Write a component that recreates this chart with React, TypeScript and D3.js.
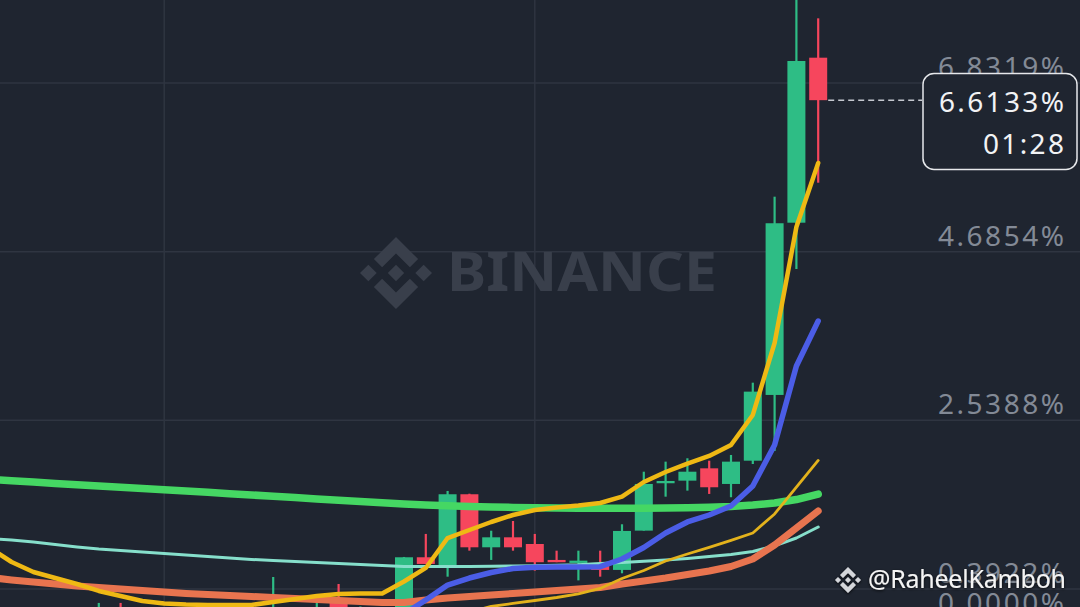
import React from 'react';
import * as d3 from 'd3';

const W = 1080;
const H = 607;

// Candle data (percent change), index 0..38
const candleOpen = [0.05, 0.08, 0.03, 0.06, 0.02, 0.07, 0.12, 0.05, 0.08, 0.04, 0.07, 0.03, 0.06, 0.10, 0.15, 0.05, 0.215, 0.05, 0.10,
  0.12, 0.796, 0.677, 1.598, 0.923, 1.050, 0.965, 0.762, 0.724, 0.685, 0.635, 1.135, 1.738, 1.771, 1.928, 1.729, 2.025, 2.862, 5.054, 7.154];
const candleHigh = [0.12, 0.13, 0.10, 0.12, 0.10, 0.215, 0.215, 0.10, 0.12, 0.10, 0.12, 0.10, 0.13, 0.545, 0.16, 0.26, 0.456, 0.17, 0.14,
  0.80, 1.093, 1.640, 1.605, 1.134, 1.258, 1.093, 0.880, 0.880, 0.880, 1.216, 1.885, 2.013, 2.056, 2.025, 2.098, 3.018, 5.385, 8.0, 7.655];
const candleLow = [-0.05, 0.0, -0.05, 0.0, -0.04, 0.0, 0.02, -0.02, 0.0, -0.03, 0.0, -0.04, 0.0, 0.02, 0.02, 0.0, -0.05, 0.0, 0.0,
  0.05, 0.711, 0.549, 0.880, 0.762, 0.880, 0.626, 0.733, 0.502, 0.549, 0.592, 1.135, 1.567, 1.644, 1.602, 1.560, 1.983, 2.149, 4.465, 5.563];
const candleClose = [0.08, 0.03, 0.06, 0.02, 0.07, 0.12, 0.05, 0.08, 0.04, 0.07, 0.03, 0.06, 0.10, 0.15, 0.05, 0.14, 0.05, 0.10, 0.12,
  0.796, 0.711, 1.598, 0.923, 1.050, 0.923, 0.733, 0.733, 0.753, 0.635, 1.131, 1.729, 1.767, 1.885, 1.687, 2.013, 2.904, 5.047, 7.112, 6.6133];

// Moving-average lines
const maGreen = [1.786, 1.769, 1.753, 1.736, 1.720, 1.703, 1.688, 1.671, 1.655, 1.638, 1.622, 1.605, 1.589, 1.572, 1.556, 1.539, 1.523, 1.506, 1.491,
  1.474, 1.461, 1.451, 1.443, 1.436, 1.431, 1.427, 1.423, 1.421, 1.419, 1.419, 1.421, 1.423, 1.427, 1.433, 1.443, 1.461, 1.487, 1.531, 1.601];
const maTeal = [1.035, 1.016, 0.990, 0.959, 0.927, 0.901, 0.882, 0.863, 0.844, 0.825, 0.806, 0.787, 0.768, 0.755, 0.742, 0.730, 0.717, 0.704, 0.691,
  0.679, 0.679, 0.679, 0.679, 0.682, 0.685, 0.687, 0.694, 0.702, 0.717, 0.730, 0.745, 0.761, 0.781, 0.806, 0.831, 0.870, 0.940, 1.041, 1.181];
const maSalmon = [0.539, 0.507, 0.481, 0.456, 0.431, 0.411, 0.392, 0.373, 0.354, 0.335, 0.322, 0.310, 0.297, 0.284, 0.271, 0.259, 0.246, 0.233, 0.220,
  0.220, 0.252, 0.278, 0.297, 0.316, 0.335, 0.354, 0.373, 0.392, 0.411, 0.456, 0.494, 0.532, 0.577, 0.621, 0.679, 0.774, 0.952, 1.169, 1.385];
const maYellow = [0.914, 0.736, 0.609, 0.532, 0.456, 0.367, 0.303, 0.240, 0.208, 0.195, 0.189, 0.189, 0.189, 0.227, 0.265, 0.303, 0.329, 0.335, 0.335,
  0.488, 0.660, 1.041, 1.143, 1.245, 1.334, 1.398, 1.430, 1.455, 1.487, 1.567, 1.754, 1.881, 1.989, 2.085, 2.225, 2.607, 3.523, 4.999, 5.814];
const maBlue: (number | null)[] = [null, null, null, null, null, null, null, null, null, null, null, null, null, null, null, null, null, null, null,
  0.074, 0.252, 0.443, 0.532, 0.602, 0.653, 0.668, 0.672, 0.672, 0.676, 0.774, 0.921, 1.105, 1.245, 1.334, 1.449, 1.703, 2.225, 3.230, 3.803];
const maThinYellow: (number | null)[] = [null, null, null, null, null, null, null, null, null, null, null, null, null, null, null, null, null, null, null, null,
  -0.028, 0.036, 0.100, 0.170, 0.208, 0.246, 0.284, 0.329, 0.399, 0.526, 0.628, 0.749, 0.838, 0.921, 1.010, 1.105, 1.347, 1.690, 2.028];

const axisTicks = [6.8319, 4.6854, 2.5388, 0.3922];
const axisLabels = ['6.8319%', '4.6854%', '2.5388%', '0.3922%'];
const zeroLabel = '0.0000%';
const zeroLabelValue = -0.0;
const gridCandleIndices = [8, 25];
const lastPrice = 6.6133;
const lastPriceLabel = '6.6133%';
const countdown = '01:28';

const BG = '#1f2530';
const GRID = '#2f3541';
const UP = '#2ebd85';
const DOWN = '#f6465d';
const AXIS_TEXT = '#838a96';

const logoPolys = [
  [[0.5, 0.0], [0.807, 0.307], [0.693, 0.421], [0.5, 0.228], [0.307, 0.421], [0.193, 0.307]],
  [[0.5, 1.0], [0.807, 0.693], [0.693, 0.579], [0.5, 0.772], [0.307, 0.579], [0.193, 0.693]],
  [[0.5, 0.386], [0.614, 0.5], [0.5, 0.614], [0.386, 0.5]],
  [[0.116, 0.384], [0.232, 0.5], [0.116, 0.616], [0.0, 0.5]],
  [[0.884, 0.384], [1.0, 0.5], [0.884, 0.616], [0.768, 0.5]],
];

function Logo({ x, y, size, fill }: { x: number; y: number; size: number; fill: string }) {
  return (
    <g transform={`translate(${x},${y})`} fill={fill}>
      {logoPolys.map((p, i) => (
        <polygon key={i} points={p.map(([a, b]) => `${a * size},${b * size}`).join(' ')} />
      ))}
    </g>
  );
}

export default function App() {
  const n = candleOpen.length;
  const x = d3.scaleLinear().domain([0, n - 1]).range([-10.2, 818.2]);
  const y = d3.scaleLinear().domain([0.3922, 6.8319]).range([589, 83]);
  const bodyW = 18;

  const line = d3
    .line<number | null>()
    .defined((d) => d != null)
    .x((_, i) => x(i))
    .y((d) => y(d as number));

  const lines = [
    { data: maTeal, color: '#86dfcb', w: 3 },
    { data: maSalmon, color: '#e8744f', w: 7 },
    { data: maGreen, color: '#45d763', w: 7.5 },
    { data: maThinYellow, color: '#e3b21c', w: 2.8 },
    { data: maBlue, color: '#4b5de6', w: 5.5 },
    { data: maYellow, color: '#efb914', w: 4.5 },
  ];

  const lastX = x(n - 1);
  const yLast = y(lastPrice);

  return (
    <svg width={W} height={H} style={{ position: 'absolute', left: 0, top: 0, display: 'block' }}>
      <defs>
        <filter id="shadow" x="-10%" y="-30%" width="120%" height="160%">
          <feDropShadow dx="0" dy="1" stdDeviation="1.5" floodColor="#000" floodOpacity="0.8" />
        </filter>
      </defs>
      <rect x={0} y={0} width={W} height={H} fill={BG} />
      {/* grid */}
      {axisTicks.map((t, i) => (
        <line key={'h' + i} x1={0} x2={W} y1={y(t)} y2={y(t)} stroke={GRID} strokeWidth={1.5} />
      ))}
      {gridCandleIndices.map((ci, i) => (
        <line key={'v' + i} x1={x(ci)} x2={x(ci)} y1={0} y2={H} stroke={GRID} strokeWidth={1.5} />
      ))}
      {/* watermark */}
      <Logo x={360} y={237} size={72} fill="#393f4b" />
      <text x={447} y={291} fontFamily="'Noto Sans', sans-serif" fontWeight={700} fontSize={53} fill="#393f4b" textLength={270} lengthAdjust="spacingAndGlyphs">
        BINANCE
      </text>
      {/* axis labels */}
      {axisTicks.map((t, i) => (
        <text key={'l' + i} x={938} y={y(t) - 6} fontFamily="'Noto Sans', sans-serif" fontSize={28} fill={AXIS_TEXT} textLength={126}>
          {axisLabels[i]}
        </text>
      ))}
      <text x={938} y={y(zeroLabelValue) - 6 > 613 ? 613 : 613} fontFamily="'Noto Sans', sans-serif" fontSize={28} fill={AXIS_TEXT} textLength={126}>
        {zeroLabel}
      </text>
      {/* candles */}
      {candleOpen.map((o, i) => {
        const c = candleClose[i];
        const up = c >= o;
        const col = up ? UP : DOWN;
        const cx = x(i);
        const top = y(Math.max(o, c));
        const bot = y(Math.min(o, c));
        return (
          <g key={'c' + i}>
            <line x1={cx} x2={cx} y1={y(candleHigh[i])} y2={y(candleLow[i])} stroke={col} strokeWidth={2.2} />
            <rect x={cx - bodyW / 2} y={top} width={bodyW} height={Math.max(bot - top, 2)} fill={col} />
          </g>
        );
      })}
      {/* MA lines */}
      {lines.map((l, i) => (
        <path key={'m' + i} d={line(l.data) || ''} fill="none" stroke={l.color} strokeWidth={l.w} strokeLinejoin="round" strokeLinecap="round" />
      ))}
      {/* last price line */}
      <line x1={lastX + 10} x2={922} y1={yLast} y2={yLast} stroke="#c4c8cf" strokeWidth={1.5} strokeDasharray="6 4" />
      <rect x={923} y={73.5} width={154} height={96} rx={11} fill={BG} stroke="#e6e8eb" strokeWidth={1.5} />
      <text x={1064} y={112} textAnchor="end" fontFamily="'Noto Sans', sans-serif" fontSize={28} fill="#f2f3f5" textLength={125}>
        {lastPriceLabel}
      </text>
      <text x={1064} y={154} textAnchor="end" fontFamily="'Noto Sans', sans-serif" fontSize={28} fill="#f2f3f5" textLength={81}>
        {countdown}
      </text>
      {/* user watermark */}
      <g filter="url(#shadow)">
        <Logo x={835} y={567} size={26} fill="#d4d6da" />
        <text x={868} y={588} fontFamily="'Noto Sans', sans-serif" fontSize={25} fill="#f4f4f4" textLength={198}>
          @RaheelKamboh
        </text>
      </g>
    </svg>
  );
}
____________________
● WHAT YOU SHOULD DO: Return only the lines from the start of the data through the line that contains "const H = 607;", please, copying them exactly and omitting all pictures.

● SOLVED PROBLEM:
Write a component that recreates this chart with React, TypeScript and D3.js.
import React from 'react';
import * as d3 from 'd3';

const W = 1080;
const H = 607;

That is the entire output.